When it was announced that Spend a Buck died at age 20 in Brazil on Nov. 24, from an allergic reaction to penicillin for treatment of a cut above an eye, it was hard not to rewind 17 years.

I am reasonably confident I was the first person in the United States to realize Spend a Buck was the fastest 3-year-old of his generation. I had just created a set of Beyer Speed Figures for the new track after its first few days, and they showed that Spend a Buck ran a ridiculously high Beyer in the Cherry Hill Mile. Then, he did it again in the Garden State Stakes.

If he made the lead, there was no way Spend a Buck was going to lose the Kentucky Derby. He did and he didn't.

His 5 1/4-length winning Derby margin is the biggest of the last 56 years. He went fast early and kept running fast all the way. No rival ever got close.

The Derby win set him up for a shot at a $2 million bonus for any horse that could sweep what was termed the Garden State Challenge. The four-race series ended with the $1 million Jersey Derby on Memorial Day. Spend a Buck won that race, the $600,000 first prize, and the $2 million bonus. He won it because Laffit Pincay wouldn't let him lose it.
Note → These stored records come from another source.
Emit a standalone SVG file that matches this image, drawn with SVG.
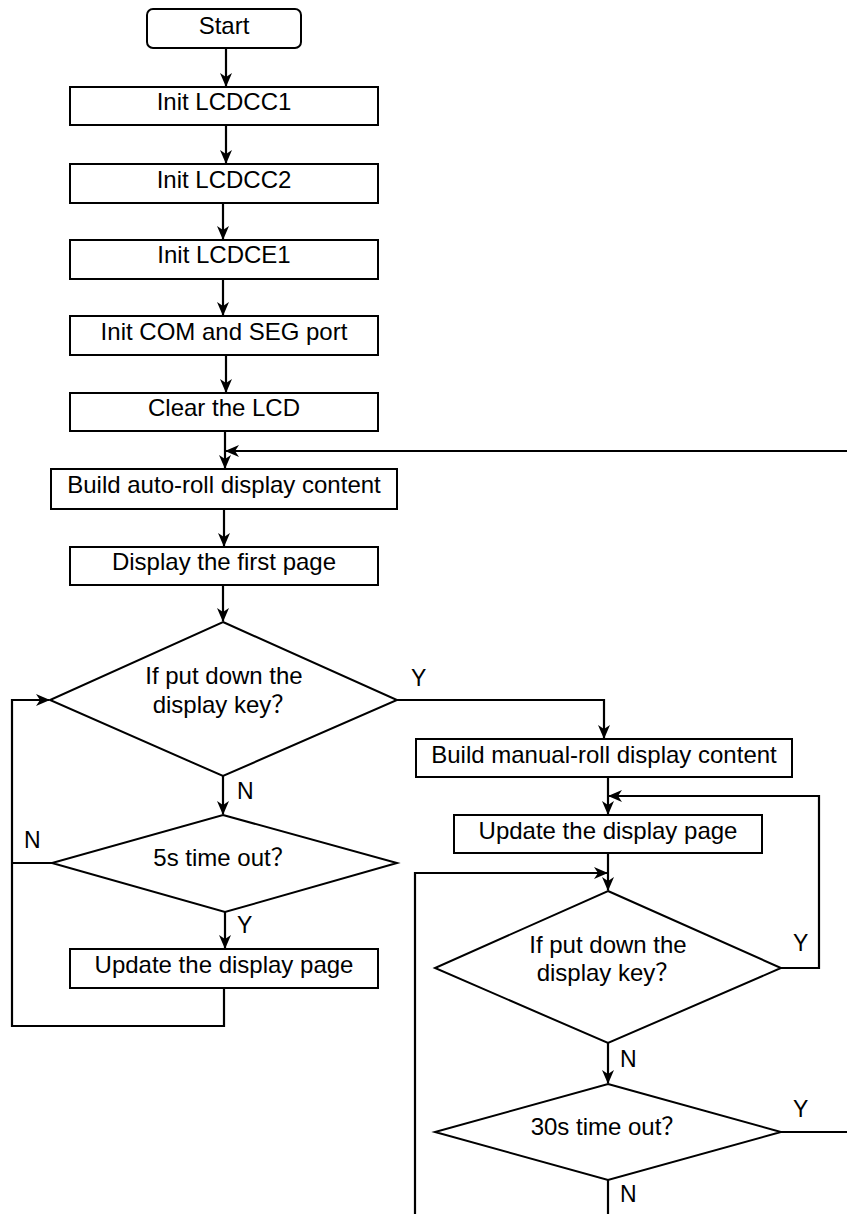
<svg xmlns="http://www.w3.org/2000/svg" width="847" height="1214" viewBox="0 0 847 1214">
<style>
.box{fill:#fff;stroke:#000;stroke-width:2}
.t{font-family:"Liberation Sans",Arial,"Noto Sans CJK SC",sans-serif;font-size:24px;fill:#000;text-anchor:middle}
.l{font-family:"Liberation Sans",Arial,sans-serif;font-size:23px;fill:#000}
.c{fill:none;stroke:#000;stroke-width:2.2}
</style>
<defs>
<marker id="ah" markerWidth="14" markerHeight="14" viewBox="0 0 14 14" refX="13" refY="7" orient="auto" markerUnits="userSpaceOnUse">
<path d="M0,1 L14,7 L0,13 L4,7 Z" fill="#000"/>
</marker>
</defs>
<g id="connectors">
<path class="c" d="M226,48 V86" marker-end="url(#ah)"/>
<path class="c" d="M226,125 V163" marker-end="url(#ah)"/>
<path class="c" d="M223,203 V239" marker-end="url(#ah)"/>
<path class="c" d="M223,279 V315" marker-end="url(#ah)"/>
<path class="c" d="M226,355 V392" marker-end="url(#ah)"/>
<path class="c" d="M225,431 V468" marker-end="url(#ah)"/>
<path class="c" d="M847,451 H226" marker-end="url(#ah)"/>
<path class="c" d="M224,509 V546" marker-end="url(#ah)"/>
<path class="c" d="M223,585 V621" marker-end="url(#ah)"/>
<path class="c" d="M397,700 H604 V738" marker-end="url(#ah)"/>
<path class="c" d="M223,776 V814" marker-end="url(#ah)"/>
<path class="c" d="M225,912 V948" marker-end="url(#ah)"/>
<path class="c" d="M224,988 V1026 H12 V700 H49" marker-end="url(#ah)"/>
<path class="c" d="M52,863 H12"/>
<path class="c" d="M608,777 V814" marker-end="url(#ah)"/>
<path class="c" d="M781,968 H819 V796 H609" marker-end="url(#ah)"/>
<path class="c" d="M608,853 V890" marker-end="url(#ah)"/>
<path class="c" d="M415,1214 V873 H607" marker-end="url(#ah)"/>
<path class="c" d="M608,1043 V1083" marker-end="url(#ah)"/>
<path class="c" d="M781,1132 H847"/>
<path class="c" d="M608,1180 V1214"/>
</g>
<g id="start"><rect class="box" x="147" y="9" width="154" height="39" rx="6"/><text class="t" x="224" y="34">Start</text></g>
<g id="init1"><rect class="box" x="70" y="87" width="308" height="38"/><text class="t" x="224" y="110">Init LCDCC1</text></g>
<g id="init2"><rect class="box" x="70" y="164" width="308" height="39"/><text class="t" x="224" y="188">Init LCDCC2</text></g>
<g id="init3"><rect class="box" x="70" y="240" width="308" height="39"/><text class="t" x="224" y="263">Init LCDCE1</text></g>
<g id="initport"><rect class="box" x="70" y="316" width="308" height="39"/><text class="t" x="224" y="340">Init COM and SEG port</text></g>
<g id="clear"><rect class="box" x="70" y="393" width="308" height="38"/><text class="t" x="224" y="416">Clear the LCD</text></g>
<g id="autoroll"><rect class="box" x="51" y="469" width="346" height="40"/><text class="t" x="224" y="493">Build auto-roll display content</text></g>
<g id="firstpage"><rect class="box" x="70" y="547" width="308" height="38"/><text class="t" x="224" y="570">Display the first page</text></g>
<g id="dec1"><polygon class="box" points="223,622 397,700 223,776 50,700"/><text class="t" x="224" y="684">If put down the</text><text class="t" x="224" y="713">display key？</text></g>
<g id="dec2"><polygon class="box" points="223,815 397,863 225,912 52,863"/><text class="t" x="224" y="866">5s time out？</text></g>
<g id="update1"><rect class="box" x="70" y="949" width="308" height="39"/><text class="t" x="224" y="973">Update the display page</text></g>
<g id="manual"><rect class="box" x="416" y="739" width="376" height="38"/><text class="t" x="604" y="763">Build manual-roll display content</text></g>
<g id="update2"><rect class="box" x="454" y="815" width="308" height="38"/><text class="t" x="608" y="839">Update the display page</text></g>
<g id="dec3"><polygon class="box" points="608,891 781,968 608,1043 435,968"/><text class="t" x="608" y="953">If put down the</text><text class="t" x="608" y="981">display key？</text></g>
<g id="dec4"><polygon class="box" points="608,1084 781,1132 608,1180 435,1132"/><text class="t" x="608" y="1135">30s time out？</text></g>
<g id="labels">
<text class="l" x="411" y="686">Y</text>
<text class="l" x="237" y="799">N</text>
<text class="l" x="24" y="848">N</text>
<text class="l" x="237" y="933">Y</text>
<text class="l" x="793" y="951">Y</text>
<text class="l" x="620" y="1067">N</text>
<text class="l" x="793" y="1117">Y</text>
<text class="l" x="620" y="1202">N</text>
</g>
</svg>
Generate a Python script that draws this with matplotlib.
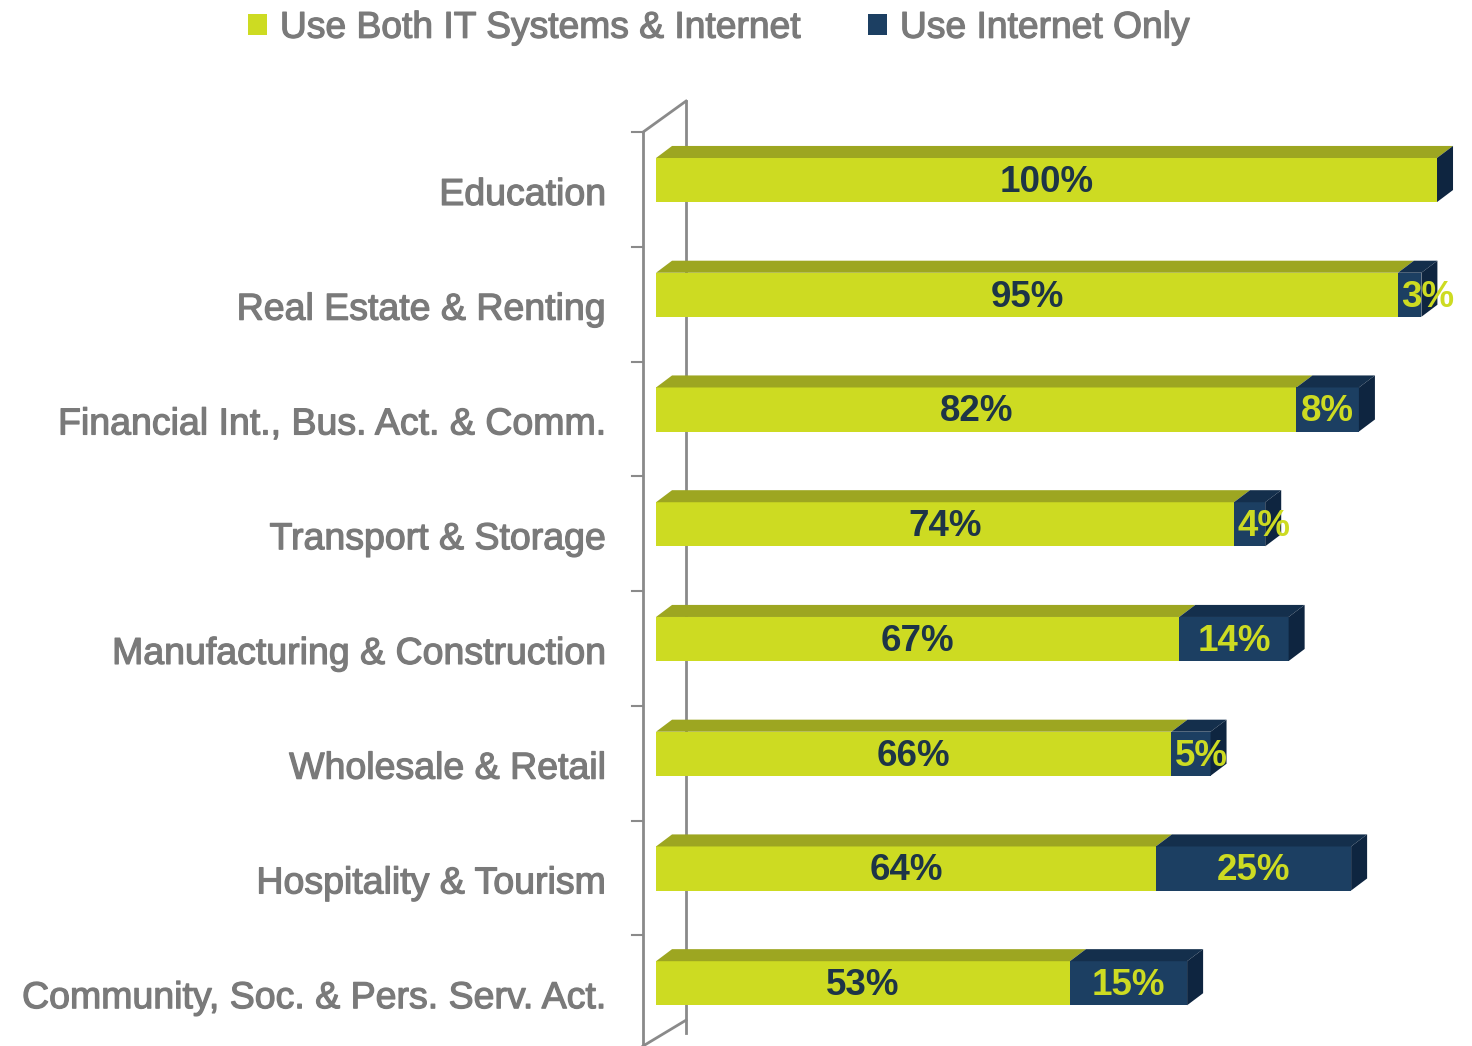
import matplotlib.pyplot as plt
import matplotlib.patheffects as pe
from matplotlib.patches import Polygon, Patch

plt.rcParams['font.family'] = ['Liberation Sans', 'DejaVu Sans']

categories = [
    "Education",
    "Real Estate & Renting",
    "Financial Int., Bus. Act. & Comm.",
    "Transport & Storage",
    "Manufacturing & Construction",
    "Wholesale & Retail",
    "Hospitality & Tourism",
    "Community, Soc. & Pers. Serv. Act.",
]
both_it_internet = [100, 95, 82, 74, 67, 66, 64, 53]
internet_only = [0, 3, 8, 4, 14, 5, 25, 15]
series_names = ["Use Both IT Systems & Internet", "Use Internet Only"]

GREEN = "#cddb22"
GREEN_TOP = "#9da621"
NAVY = "#1c3f62"
NAVY_TOP = "#142f4c"
NAVY_SIDE = "#0e2540"
TEXT_GRAY = "#7a7a7a"
LABEL_DARK = "#1d3447"
WALL = "#8a8a8a"

# 3D look: depth offset of the bar boxes and of the category wall
DX, DY = 2.05, 0.105
HALF_H = 0.192
WALL_X0, WALL_X1 = -1.66, 3.84
WALL_DY = 0.27

heavy_gray = [pe.withStroke(linewidth=0.9, foreground=TEXT_GRAY)]

fig = plt.figure(figsize=(14.72, 10.46), dpi=100)
ax = fig.add_axes([0, 0, 1, 1])
ax.set_xlim(-84.0, 104.48)
ax.set_ylim(7.547, -1.569)
ax.axis("off")

# category wall (front edge, back edge, top and bottom slants) plus ticks
ax.plot([WALL_X0, WALL_X0], [-0.418, 7.7], color=WALL, lw=2, zorder=1)
ax.plot([WALL_X1, WALL_X1], [-0.418 - WALL_DY, 7.7 - WALL_DY], color=WALL, lw=2, zorder=1)
ax.plot([WALL_X0, WALL_X1], [-0.418, -0.418 - WALL_DY], color=WALL, lw=2, zorder=1)
ax.plot([WALL_X0, WALL_X1], [7.547, 7.547 - 0.225], color=WALL, lw=2, zorder=1)
for k in range(len(categories) + 1):
    yk = k - 0.418
    ax.plot([WALL_X0 - 1.4, WALL_X0], [yk, yk], color=WALL, lw=1.5, zorder=1)


def box(x0, x1, yc, front, top):
    yt, yb = yc - HALF_H, yc + HALF_H
    ax.add_patch(Polygon([(x0, yb), (x1, yb), (x1, yt), (x0, yt)],
                         closed=True, facecolor=front, edgecolor="none", zorder=3))
    ax.add_patch(Polygon([(x0, yt), (x1, yt), (x1 + DX, yt - DY), (x0 + DX, yt - DY)],
                         closed=True, facecolor=top, edgecolor="none", zorder=3))


for i, (cat, g, b) in enumerate(zip(categories, both_it_internet, internet_only)):
    box(0, g, i, GREEN, GREEN_TOP)
    if b > 0:
        box(g, g + b, i, NAVY, NAVY_TOP)
    end = g + b
    yt, yb = i - HALF_H, i + HALF_H
    ax.add_patch(Polygon([(end, yt), (end + DX, yt - DY), (end + DX, yb - DY), (end, yb)],
                         closed=True, facecolor=NAVY_SIDE, edgecolor="none", zorder=3))

    ax.text(-6.4, i + 0.13, cat, ha="right", va="center", fontsize=27,
            color=TEXT_GRAY, path_effects=heavy_gray, zorder=4)
    ax.text(g / 2, i + 0.02, f"{g}%", ha="center", va="center", fontsize=26.5,
            fontweight="bold", color=LABEL_DARK, zorder=4)
    if b > 0:
        xb = max(g + b / 2, g + 3.8)
        ax.text(xb, i + 0.02, f"{b}%", ha="center", va="center", fontsize=26.5,
                fontweight="bold", color=GREEN, zorder=4)

handles = [Patch(facecolor=GREEN, edgecolor="none"), Patch(facecolor=NAVY, edgecolor="none")]
leg = fig.legend(handles, series_names, loc="center", bbox_to_anchor=(0.4885, 0.973),
                 ncol=2, frameon=False, fontsize=26.8, handlelength=0.5, handleheight=0.5,
                 handletextpad=0.35, columnspacing=1.8, borderpad=0)
for t in leg.get_texts():
    t.set_color(TEXT_GRAY)
    t.set_path_effects(heavy_gray)

fig.savefig("out.png", dpi=100, facecolor="white")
If anybody ever tells you riders don't matter, tell them to watch the replay of the stretch drive of that race. Pincay, who has now won almost 9,500 races in his career, said it was the most pressure-packed ride of his life. By the way, has anybody ever seen Pincay lose a photo?

Spend a Buck won Horse of the Year in 1985. He won 10 of 15 starts and earned $4.2 million. He set two track records at Garden State and another at Monmouth Park. He was all speed, all the time.

In the spring of 1985, however, Spend a Buck and his connections were mired in controversy. After the Derby, owner Dennis Diaz and trainer Cam Gambolati decided to skip the Preakness and run for the bonus in New Jersey. By the reaction, you would have thought the world ended.

The purists couldn't believe any owner would pass on a chance to win the Triple Crown. Back then, however, there was no bonus for winning the Triple Crown so the decision wasn't that difficult. The very next year, a Triple Crown bonus of $5 million was initiated to keep the top 3-year-olds on the classics trail and away from Garden State.

Garden State has since closed and no horse has been able to win the Triple Crown bonus.

It was Spend a Buck and his people who forced the Triple Crown to change with the times. Tradition only counts for so much. Money matters more.

Gambolati now lives in Pembroke Pines, Fla. He trains 12 horses.

"I have some nice 3-year-olds,'' Gambolati said.

Gambolati said he knows it's "almost impossible" to get another horse like Spend a Buck. But he's still trying.

"I'm still at the track seven days a week at 4:30 a.m.,'' Gambolati said.

The bonus was very nice. The money spent well. The Derby, however, is forever.

"No matter where you go, there's only one race that people ask about,'' Gambolati said. "It's some memory.''

The bonus choice, however, would remain the same.

"When we went back to Garden State, it was chaos because it was controversy,'' Gambolati said. "Will Farish" - who would stand Spend a Buck at Lane's End Farm - "said, 'go with the money.'"

So, they did.

What if they hadn't?

"I would have won a Triple Crown,'' Gambolati said, without hesitation.